Sackett is one of the rare instances where one single case has gone to the Supreme Court twice. The first time the Sacketts went to the Supreme Court, in 2012, they were simply fighting to get their day in court. The lower courts held that the Sacketts did not have the right to challenge the EPA’s compliance order in court.

In a unanimous decision, the Supreme Court held that the Sacketts did have the right to sue. This procedural victory allowed their case to proceed through the lower courts.

The second time around, the Sacketts challenged the EPA’s authority under the CWA to stop the Sacketts’ homebuilding project until they obtain a permit from the federal government.

Earlier this year, the Supreme Court announced that it had ruled in the Sacketts’ favor, solidifying a huge win for both the separation of powers and property rights.

The legal fight that never was

As the ball got rolling in his case, Tom was more than ready for the fight. In fact, filing the lawsuit with PLF breathed new life into him.

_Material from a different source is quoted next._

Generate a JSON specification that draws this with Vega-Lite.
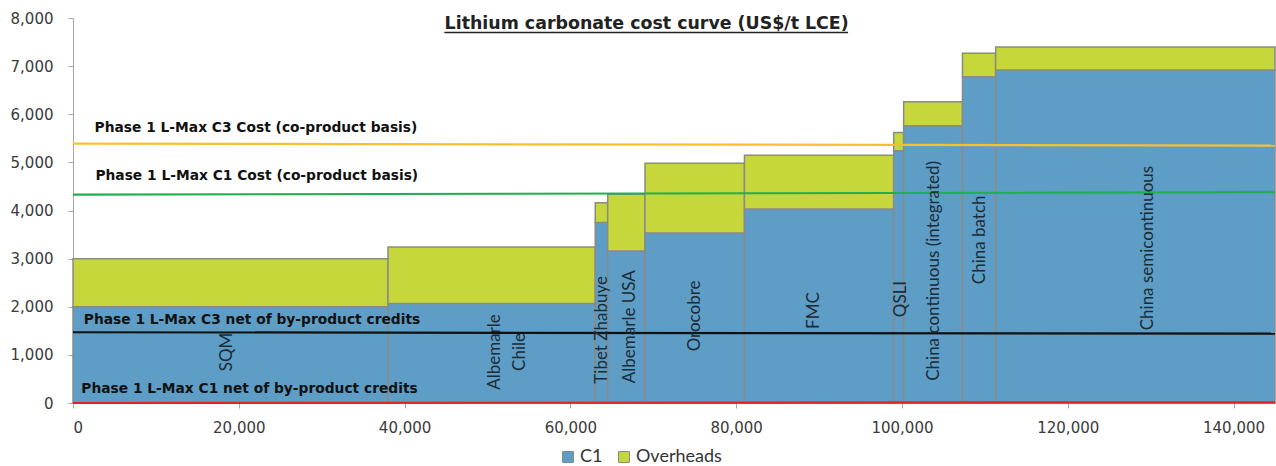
{
  "$schema": "https://vega.github.io/schema/vega-lite/v6.json",
  "width": 1202,
  "height": 385,
  "autosize": {"type": "none"},
  "padding": {"left": 73, "top": 18, "right": 1, "bottom": 63},
  "background": "white",
  "config": {
    "view": {"stroke": null},
    "axis": {"grid": false, "title": null, "labelFont": "DejaVu Sans", "labelFontSize": 15, "labelColor": "#3a3a3a", "domainColor": "#a6a6a6", "tickColor": "#a6a6a6", "tickSize": 5}
  },
  "datasets": {
    "bars": [
      {"company": "SQM", "x0": 0, "x1": 38000, "series": "C1", "lo": 0, "hi": 2000},
      {"company": "SQM", "x0": 0, "x1": 38000, "series": "Overheads", "lo": 2000, "hi": 3000},
      {"company": "Albemarle Chile", "x0": 38000, "x1": 63000, "series": "C1", "lo": 0, "hi": 2070},
      {"company": "Albemarle Chile", "x0": 38000, "x1": 63000, "series": "Overheads", "lo": 2070, "hi": 3240},
      {"company": "Tibet Zhabuye", "x0": 63000, "x1": 64500, "series": "C1", "lo": 0, "hi": 3750},
      {"company": "Tibet Zhabuye", "x0": 63000, "x1": 64500, "series": "Overheads", "lo": 3750, "hi": 4160},
      {"company": "Albemarle USA", "x0": 64500, "x1": 69000, "series": "C1", "lo": 0, "hi": 3160},
      {"company": "Albemarle USA", "x0": 64500, "x1": 69000, "series": "Overheads", "lo": 3160, "hi": 4340},
      {"company": "Orocobre", "x0": 69000, "x1": 81000, "series": "C1", "lo": 0, "hi": 3530},
      {"company": "Orocobre", "x0": 69000, "x1": 81000, "series": "Overheads", "lo": 3530, "hi": 4980},
      {"company": "FMC", "x0": 81000, "x1": 99000, "series": "C1", "lo": 0, "hi": 4030},
      {"company": "FMC", "x0": 81000, "x1": 99000, "series": "Overheads", "lo": 4030, "hi": 5150},
      {"company": "QSLI", "x0": 99000, "x1": 100200, "series": "C1", "lo": 0, "hi": 5240},
      {"company": "QSLI", "x0": 99000, "x1": 100200, "series": "Overheads", "lo": 5240, "hi": 5620},
      {"company": "China continuous (integrated)", "x0": 100200, "x1": 107300, "series": "C1", "lo": 0, "hi": 5760},
      {"company": "China continuous (integrated)", "x0": 100200, "x1": 107300, "series": "Overheads", "lo": 5760, "hi": 6260},
      {"company": "China batch", "x0": 107300, "x1": 111300, "series": "C1", "lo": 0, "hi": 6780},
      {"company": "China batch", "x0": 107300, "x1": 111300, "series": "Overheads", "lo": 6780, "hi": 7270},
      {"company": "China semicontinuous", "x0": 111300, "x1": 145000, "series": "C1", "lo": 0, "hi": 6920},
      {"company": "China semicontinuous", "x0": 111300, "x1": 145000, "series": "Overheads", "lo": 6920, "hi": 7400}
    ],
    "lines": [
      {"name": "Phase 1 L-Max C3 Cost (co-product basis)", "xa": 0, "xb": 145000, "ya": 5390, "yb": 5350, "lx": 2600, "ly": 5714},
      {"name": "Phase 1 L-Max C1 Cost (co-product basis)", "xa": 0, "xb": 145000, "ya": 4330, "yb": 4380, "lx": 2700, "ly": 4717},
      {"name": "Phase 1 L-Max C3 net of by-product credits", "xa": 0, "xb": 145000, "ya": 1470, "yb": 1440, "lx": 1300, "ly": 1725},
      {"name": "Phase 1 L-Max C1 net of by-product credits", "xa": 0, "xb": 145000, "ya": 0, "yb": 15, "lx": 1000, "ly": 291}
    ],
    "labels": [
      {"label": "SQM", "x": 18600, "y": 1060},
      {"label": "Albemarle\nChile", "x": 50850, "y": 1060},
      {"label": "Tibet Zhabuye", "x": 63800, "y": 1520},
      {"label": "Albemarle USA", "x": 67140, "y": 1585},
      {"label": "Orocobre", "x": 74980, "y": 1810},
      {"label": "FMC", "x": 89370, "y": 1920},
      {"label": "QSLI", "x": 99900, "y": 2160},
      {"label": "China continuous (integrated)", "x": 103900, "y": 2745},
      {"label": "China batch", "x": 109470, "y": 3390},
      {"label": "China semicontinuous", "x": 129700, "y": 3220}
    ],
    "heading": [
      {"text": "Lithium carbonate cost curve (US$/t LCE)", "x": 69200, "y": 7870, "u1": 44800, "u2": 93500, "uy": 7700}
    ]
  },
  "layer": [
    {
      "data": {"name": "bars"},
      "mark": {"type": "rect", "stroke": "#8a8a8a", "strokeWidth": 1.5},
      "encoding": {
        "x": {"field": "x0", "type": "quantitative", "scale": {"domain": [0, 145000], "nice": false, "zero": true},
              "axis": {"values": [0, 20000, 40000, 60000, 80000, 100000, 120000, 140000], "format": ",d", "labelPadding": 12}},
        "x2": {"field": "x1"},
        "y": {"field": "lo", "type": "quantitative", "scale": {"domain": [0, 8000], "nice": false},
              "axis": {"values": [0, 1000, 2000, 3000, 4000, 5000, 6000, 7000, 8000], "format": ",d", "labelPadding": 15}},
        "y2": {"field": "hi"},
        "color": {"field": "series", "type": "nominal",
                  "scale": {"domain": ["C1", "Overheads"], "range": ["#5E9EC6", "#C6D73C"]},
                  "legend": {"title": null, "orient": "none", "direction": "horizontal", "legendX": 486, "legendY": 430,
                             "symbolType": "square", "symbolSize": 120, "symbolStrokeColor": "#8a8a8a", "symbolStrokeWidth": 1,
                             "labelFont": "Lato", "labelFontSize": 18, "labelColor": "#333333", "labelOffset": 3, "columnPadding": 12, "padding": 0}}
      }
    },
    {
      "data": {"name": "lines"},
      "mark": {"type": "rule", "strokeWidth": 2.2},
      "encoding": {
        "x": {"field": "xa", "type": "quantitative"},
        "x2": {"field": "xb"},
        "y": {"field": "ya", "type": "quantitative"},
        "y2": {"field": "yb"},
        "stroke": {"field": "name", "type": "nominal", "legend": null,
                   "scale": {"domain": ["Phase 1 L-Max C3 Cost (co-product basis)", "Phase 1 L-Max C1 Cost (co-product basis)", "Phase 1 L-Max C3 net of by-product credits", "Phase 1 L-Max C1 net of by-product credits"],
                             "range": ["#F7C12E", "#1FAE50", "#111111", "#E32222"]}}
      }
    },
    {
      "data": {"name": "lines"},
      "mark": {"type": "text", "align": "left", "baseline": "middle", "font": "DejaVu Sans", "fontWeight": "bold", "fontSize": 13.8, "color": "#111111"},
      "encoding": {
        "x": {"field": "lx", "type": "quantitative"},
        "y": {"field": "ly", "type": "quantitative"},
        "text": {"field": "name"}
      }
    },
    {
      "data": {"name": "labels"},
      "mark": {"type": "text", "angle": 270, "align": "center", "baseline": "middle", "font": "Lato", "fontSize": 17, "lineBreak": "\n", "lineHeight": 25, "color": "#1c2b36"},
      "encoding": {
        "x": {"field": "x", "type": "quantitative"},
        "y": {"field": "y", "type": "quantitative"},
        "text": {"field": "label"}
      }
    },
    {
      "data": {"name": "heading"},
      "mark": {"type": "text", "align": "center", "baseline": "middle", "font": "DejaVu Sans", "fontWeight": "bold", "fontSize": 17.4, "color": "#222222"},
      "encoding": {
        "x": {"field": "x", "type": "quantitative"},
        "y": {"field": "y", "type": "quantitative"},
        "text": {"field": "text"}
      }
    },
    {
      "data": {"name": "heading"},
      "mark": {"type": "rule", "strokeWidth": 1.5, "color": "#222222"},
      "encoding": {
        "x": {"field": "u1", "type": "quantitative"},
        "x2": {"field": "u2"},
        "y": {"field": "uy", "type": "quantitative"}
      }
    }
  ]
}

“I started feeling good about myself,” he says. “I don’t have very much fight in life anymore. We’re 10 years out from retirement, my kids don’t piss me off anymore. So there’s not really a fight in life anymore. And this has given me a challenge and recharging my batteries, so I’m looking forward to it.”

But that fight would be over before it even began. After PLF took the case, the EPA announced it would be dropping its charges against the Villegases.

While we may not be able to say for sure whether the win in Sackett had anything to do with the EPA’s decision to back down, it probably didn’t hurt that Pacific Legal Foundation now has a strong track record of not only helping our clients push back against this executive behemoth, but of winning as well.

Huge congratulations are in order for the Villegases, who can now continue enjoying the land they love so much.